[begin Records for processing]
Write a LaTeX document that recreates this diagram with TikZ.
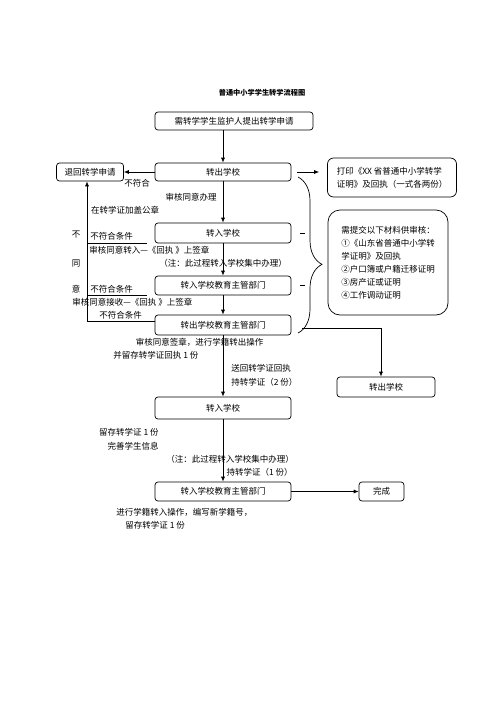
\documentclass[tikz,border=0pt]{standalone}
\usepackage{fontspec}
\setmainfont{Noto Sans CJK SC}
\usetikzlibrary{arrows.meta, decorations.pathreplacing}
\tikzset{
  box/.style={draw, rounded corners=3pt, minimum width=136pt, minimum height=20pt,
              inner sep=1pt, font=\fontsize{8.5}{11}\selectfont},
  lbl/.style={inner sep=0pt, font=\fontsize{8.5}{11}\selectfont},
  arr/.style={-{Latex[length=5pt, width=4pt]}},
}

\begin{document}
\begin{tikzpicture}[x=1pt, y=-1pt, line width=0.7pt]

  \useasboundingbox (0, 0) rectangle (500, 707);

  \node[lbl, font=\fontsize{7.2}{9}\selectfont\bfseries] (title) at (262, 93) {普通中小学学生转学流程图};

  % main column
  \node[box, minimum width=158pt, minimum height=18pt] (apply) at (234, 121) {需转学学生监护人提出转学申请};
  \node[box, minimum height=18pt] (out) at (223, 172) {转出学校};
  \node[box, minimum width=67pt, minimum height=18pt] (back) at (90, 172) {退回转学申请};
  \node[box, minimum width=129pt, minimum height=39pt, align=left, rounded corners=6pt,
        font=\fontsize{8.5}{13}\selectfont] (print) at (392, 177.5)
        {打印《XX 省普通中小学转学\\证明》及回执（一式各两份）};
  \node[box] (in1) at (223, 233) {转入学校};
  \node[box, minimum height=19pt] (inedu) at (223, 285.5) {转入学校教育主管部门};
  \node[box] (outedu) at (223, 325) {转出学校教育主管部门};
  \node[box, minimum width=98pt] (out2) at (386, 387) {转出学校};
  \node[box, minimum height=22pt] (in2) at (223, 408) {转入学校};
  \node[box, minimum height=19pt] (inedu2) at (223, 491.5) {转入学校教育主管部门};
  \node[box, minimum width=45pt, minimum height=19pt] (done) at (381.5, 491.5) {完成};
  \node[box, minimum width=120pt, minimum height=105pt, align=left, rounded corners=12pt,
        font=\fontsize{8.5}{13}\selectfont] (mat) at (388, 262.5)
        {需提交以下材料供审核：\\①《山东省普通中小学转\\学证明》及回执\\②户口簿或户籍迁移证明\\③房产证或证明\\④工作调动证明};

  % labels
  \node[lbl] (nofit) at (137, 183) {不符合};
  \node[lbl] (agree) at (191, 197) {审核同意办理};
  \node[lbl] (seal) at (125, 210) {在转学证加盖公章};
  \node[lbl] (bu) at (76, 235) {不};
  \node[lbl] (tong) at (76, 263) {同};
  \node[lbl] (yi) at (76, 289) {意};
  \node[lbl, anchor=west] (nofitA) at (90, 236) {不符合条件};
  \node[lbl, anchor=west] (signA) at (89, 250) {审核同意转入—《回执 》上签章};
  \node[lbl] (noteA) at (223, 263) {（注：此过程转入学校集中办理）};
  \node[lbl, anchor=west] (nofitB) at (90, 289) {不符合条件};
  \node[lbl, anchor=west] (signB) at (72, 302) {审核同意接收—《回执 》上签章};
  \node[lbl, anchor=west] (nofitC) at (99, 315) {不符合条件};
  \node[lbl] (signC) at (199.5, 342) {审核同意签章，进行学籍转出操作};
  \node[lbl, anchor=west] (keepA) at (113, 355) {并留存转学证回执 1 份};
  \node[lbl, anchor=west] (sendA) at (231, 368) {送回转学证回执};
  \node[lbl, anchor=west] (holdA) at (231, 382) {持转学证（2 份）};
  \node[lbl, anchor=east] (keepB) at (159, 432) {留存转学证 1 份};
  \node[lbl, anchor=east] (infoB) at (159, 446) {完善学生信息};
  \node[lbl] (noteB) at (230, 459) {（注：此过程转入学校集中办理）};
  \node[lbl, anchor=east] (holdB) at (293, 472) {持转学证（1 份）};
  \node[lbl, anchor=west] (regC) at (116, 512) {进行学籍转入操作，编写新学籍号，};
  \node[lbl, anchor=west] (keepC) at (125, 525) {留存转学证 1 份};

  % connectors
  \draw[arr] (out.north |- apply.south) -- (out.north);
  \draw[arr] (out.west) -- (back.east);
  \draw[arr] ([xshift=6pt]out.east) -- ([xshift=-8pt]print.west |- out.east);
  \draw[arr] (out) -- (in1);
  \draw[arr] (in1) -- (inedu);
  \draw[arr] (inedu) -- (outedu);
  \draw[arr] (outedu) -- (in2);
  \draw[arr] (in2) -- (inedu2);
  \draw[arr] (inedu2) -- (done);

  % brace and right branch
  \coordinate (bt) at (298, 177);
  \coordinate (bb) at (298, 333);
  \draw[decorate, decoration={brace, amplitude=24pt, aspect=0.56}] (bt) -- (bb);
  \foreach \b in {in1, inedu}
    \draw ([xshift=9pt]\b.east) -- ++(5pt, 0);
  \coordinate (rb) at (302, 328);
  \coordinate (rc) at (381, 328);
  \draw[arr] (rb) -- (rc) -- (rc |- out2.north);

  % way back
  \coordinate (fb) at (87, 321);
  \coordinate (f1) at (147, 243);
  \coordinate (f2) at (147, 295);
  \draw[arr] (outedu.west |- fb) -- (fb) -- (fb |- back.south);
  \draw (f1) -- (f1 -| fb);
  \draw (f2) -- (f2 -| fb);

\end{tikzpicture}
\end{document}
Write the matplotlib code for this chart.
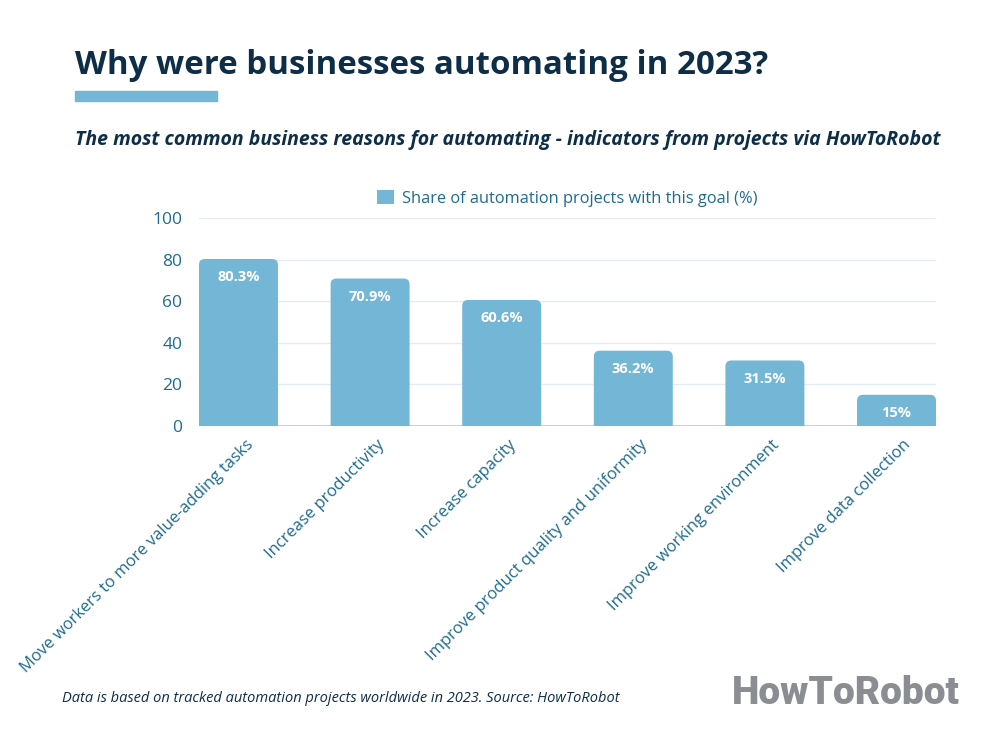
[end Records for processing]
— Your instructions —
Report how many lines hold the string "Write", giving the number and nothing else.

— Worked answer —
2